Is SOX Working? Home Depot will be the test case.

By Robert D. Kugel

Ventana QuickTake

Take: Home Depot is the subject of an informal investigation by the SEC because of allegations the company was overstating earnings by routinely inflating "Return to Vendor" charges. Retailers assess these charges to suppliers when they return goods damaged in transit, for example. While Ventana Research does not believe the Sarbanes-Oxley Act (SOX) will always prevent major frauds perpetrated by a few senior executives, a company’s internal controls should be able to either prevent or detect these sorts of shenanigans, especially if (as alleged by a former employee) they are widespread.
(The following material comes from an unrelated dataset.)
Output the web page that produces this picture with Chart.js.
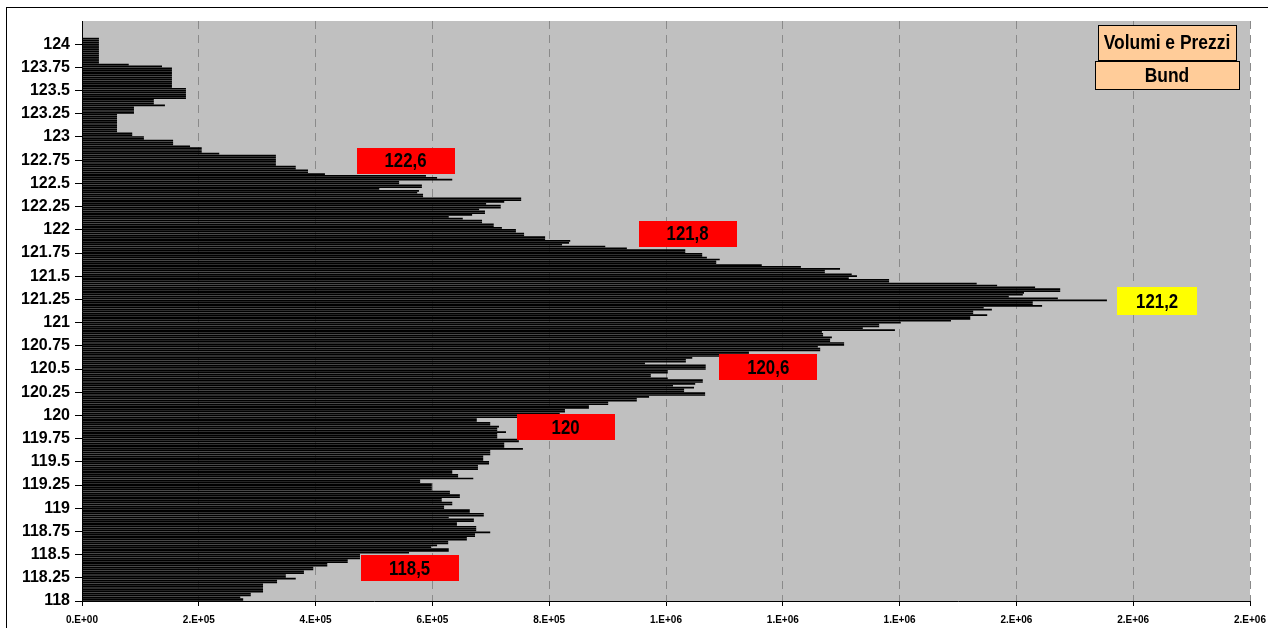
<!DOCTYPE html>
<html>
<head>
<meta charset="utf-8">
<script src="https://cdn.jsdelivr.net/npm/chart.js@4.4.1/dist/chart.umd.min.js"></script>
<style>
  html, body { margin: 0; padding: 0; background: #fff; }
</style>
</head>
<body>
<canvas id="volumeProfile" width="1268" height="628"></canvas>
<script>
// volume traded at each price level, from 124.10 down to 118.00 (step 0.02)
var volumes = [
  0, 0, 29000, 29000, 29000, 29000, 29000, 29000, 29000, 29000,
  29000, 29000, 29000, 29000, 29000, 29000, 80000, 137000, 154000, 154000,
  154000, 154000, 154000, 154000, 154000, 154000, 154000, 154000, 154000, 178000,
  178000, 178000, 178000, 178000, 178000, 123000, 123000, 123000, 142000, 89000,
  89000, 89000, 89000, 60000, 60000, 60000, 60000, 60000, 60000, 60000,
  60000, 60000, 60000, 86000, 86000, 106000, 106000, 156000, 156000, 156000,
  185000, 205000, 205000, 205000, 235000, 332000, 332000, 332000, 332000, 332000,
  332000, 366000, 366000, 387000, 387000, 416000, 589000, 608000, 634000, 543000,
  543000, 582000, 582000, 509000, 577000, 574000, 584000, 584000, 752000, 752000,
  723000, 692000, 717000, 717000, 680000, 690000, 690000, 668000, 628000, 652000,
  685000, 685000, 705000, 705000, 719000, 743000, 743000, 757000, 757000, 793000,
  793000, 836000, 834000, 822000, 896000, 933000, 1033000, 1033000, 1062000, 1062000,
  1070000, 1092000, 1086000, 1086000, 1164000, 1231000, 1298000, 1272000, 1272000, 1318000,
  1327000, 1313000, 1382000, 1382000, 1532000, 1567000, 1632000, 1675000, 1675000, 1613000,
  1611000, 1587000, 1671000, 1755000, 1628000, 1628000, 1644000, 1544000, 1558000, 1526000,
  1526000, 1550000, 1521000, 1521000, 1488000, 1402000, 1365000, 1365000, 1337000, 1392000,
  1267000, 1269000, 1269000, 1284000, 1281000, 1281000, 1305000, 1305000, 1260000, 1264000,
  1264000, 1142000, 1142000, 1110000, 1045000, 1034000, 1034000, 964000, 1068000, 1068000,
  1068000, 1003000, 1003000, 974000, 974000, 1003000, 1063000, 1063000, 1050000, 1012000,
  1048000, 1031000, 1031000, 1067000, 1067000, 971000, 950000, 950000, 901000, 901000,
  868000, 868000, 827000, 827000, 818000, 784000, 750000, 676000, 676000, 699000,
  699000, 714000, 711000, 711000, 726000, 711000, 711000, 711000, 748000, 748000,
  723000, 723000, 723000, 755000, 699000, 699000, 699000, 687000, 687000, 687000,
  697000, 697000, 678000, 678000, 678000, 634000, 634000, 644000, 644000, 670000,
  579000, 579000, 599000, 599000, 599000, 599000, 630000, 630000, 647000, 647000,
  616000, 616000, 634000, 634000, 620000, 620000, 664000, 664000, 688000, 688000,
  628000, 671000, 671000, 642000, 642000, 675000, 675000, 675000, 699000, 673000,
  673000, 659000, 659000, 627000, 627000, 608000, 598000, 628000, 628000, 560000,
  476000, 476000, 476000, 455000, 455000, 420000, 420000, 396000, 396000, 380000,
  380000, 349000, 349000, 366000, 334000, 334000, 310000, 310000, 310000, 310000,
  310000, 289000, 289000, 271000, 276000, 276000
];

// price ladder (categories)
var priceTop = 124.10;
var priceStep = 0.02;
var prices = [];
for (var k = 0; k < volumes.length; k++) {
  prices.push(Math.round((priceTop - priceStep * k) * 100) / 100);
}

// labelled levels: text, price (box centre) and volume (box centre)
var noteText = ['122,6', '121,8', '121,2', '120,6', '120', '118,5'];
var notePrice = [122.745, 121.96, 121.23, 120.52, 119.87, 118.355];
var noteVolume = [554000, 1037000, 1841000, 1175000, 828000, 561000];
var noteFill = ['#ff0000', '#ff0000', '#ffff00', '#ff0000', '#ff0000', '#ff0000'];

var titleLines = ['Volumi e Prezzi', 'Bund'];

var FONT = '"Liberation Sans", Arial, sans-serif';

// excel "0.E+00" number format
function excelSci(v) {
  var s = Number(v).toExponential(0);
  var parts = s.split('e');
  var exp = parseInt(parts[1], 10);
  var sign = exp < 0 ? '-' : '+';
  var e = String(Math.abs(exp));
  if (e.length < 2) e = '0' + e;
  return parts[0] + '.E' + sign + e;
}

function condensedText(ctx, text, x, y, factor) {
  ctx.save();
  ctx.translate(x, y);
  ctx.scale(factor, 1);
  ctx.fillText(text, 0, 0);
  ctx.restore();
}

var plotBackground = {
  id: 'plotBackground',
  beforeDraw: function (chart) {
    var ctx = chart.ctx, a = chart.chartArea;
    ctx.save();
    ctx.fillStyle = '#ffffff';
    ctx.fillRect(0, 0, chart.width, chart.height);
    ctx.fillStyle = '#c0c0c0';
    ctx.fillRect(a.left, a.top, a.right - a.left, a.bottom - a.top);
    ctx.restore();
  }
};

var notesAndTitle = {
  id: 'notesAndTitle',
  afterDraw: function (chart) {
    var ctx = chart.ctx;
    var xs = chart.scales.x, ys = chart.scales.y;
    ctx.save();
    ctx.textAlign = 'center';
    ctx.textBaseline = 'middle';

    // price notes
    ctx.font = 'bold 20px ' + FONT;
    for (var i = 0; i < noteText.length; i++) {
      var cx = xs.getPixelForValue(noteVolume[i]);
      var cy = ys.getPixelForValue(notePrice[i]);
      var w = noteFill[i] === '#ffff00' ? 80 : 98;
      var h = noteFill[i] === '#ffff00' ? 28 : 26;
      ctx.fillStyle = noteFill[i];
      ctx.fillRect(Math.round(cx - w / 2), Math.round(cy - h / 2), w, h);
      ctx.fillStyle = '#000';
      condensedText(ctx, noteText[i], cx, cy + 1, 0.84);
    }

    // title boxes
    var boxes = [[1098, 25, 138, 35], [1095, 61, 144, 28]];
    ctx.font = 'bold 21px ' + FONT;
    for (var j = 0; j < boxes.length; j++) {
      var b = boxes[j];
      ctx.fillStyle = '#ffcc99';
      ctx.fillRect(b[0], b[1], b[2], b[3]);
      ctx.strokeStyle = '#000';
      ctx.lineWidth = 1;
      ctx.strokeRect(b[0] + 0.5, b[1] + 0.5, b[2], b[3]);
      ctx.fillStyle = '#000';
      condensedText(ctx, titleLines[j], b[0] + b[2] / 2, b[1] + b[3] / 2 + 1, 0.83);
    }

    // outer frame
    ctx.strokeStyle = '#000';
    ctx.strokeRect(6.5, 7.5, 1400, 800);
    ctx.restore();
  }
};

new Chart(document.getElementById('volumeProfile').getContext('2d'), {
  type: 'bar',
  data: {
    datasets: [{
      label: 'Volume',
      data: prices.map(function (p, i) { return { x: volumes[i], y: p }; }),
      backgroundColor: '#000000',
      borderWidth: 0,
      barPercentage: 1,
      categoryPercentage: 0.92
    }]
  },
  options: {
    indexAxis: 'y',
    responsive: false,
    animation: false,
    layout: { autoPadding: false, padding: { left: 0, top: 21, right: 18, bottom: 0 } },
    plugins: {
      legend: { display: false },
      tooltip: { enabled: false }
    },
    scales: {
      x: {
        type: 'linear',
        min: 0,
        max: 2000000,
        afterFit: function (s) { s.height = 27; s.paddingLeft = 0; s.paddingRight = 0; },
        ticks: {
          stepSize: 200000,
          autoSkip: false,
          maxRotation: 0,
          padding: 8,
          color: '#000',
          font: { family: FONT, size: 10, weight: 'bold' },
          callback: function (v) { return excelSci(v); }
        },
        grid: { color: '#8a8a8a', tickColor: '#000', tickLength: 5 },
        border: { color: '#000', dash: [8, 6] }
      },
      y: {
        type: 'linear',
        min: 118,
        max: 124.25,
        offset: false,
        afterFit: function (s) { s.width = 82; s.paddingTop = 0; s.paddingBottom = 0; },
        afterBuildTicks: function (s) {
          s.ticks = s.ticks.filter(function (t) { return t.value <= 124.001; });
        },
        ticks: {
          stepSize: 0.25,
          maxTicksLimit: 100,
          autoSkip: false,
          padding: 5,
          color: '#000',
          font: { family: FONT, size: 16, weight: 'bold' },
          callback: function (v) { return String(Math.round(v * 100) / 100); }
        },
        grid: { offset: false, drawOnChartArea: false, tickLength: 7, color: '#000', tickColor: '#000' },
        border: { color: '#000' }
      }
    }
  },
  plugins: [plotBackground, notesAndTitle]
});
</script>
</body>
</html>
If, indeed, the company's controls were faulty and yet passed review by internal and external auditors, we expect an outcry - particularly since for several years Home Depot has trumpeted its standards of corporate governance. The fraud alleged at Home Depot is precisely the kind that SOX was supposed to prevent. If it did not do so in this case, it raises serious questions about the effectiveness of a law that has cost public companies in the United States billions of dollars to implement. We also think the opposite is true. If it turns out that the claim is specious, then (depending on the circumstances) Home Depot will be able to demonstrate the value of its internal control systems by showing why the charge was unfounded from the start.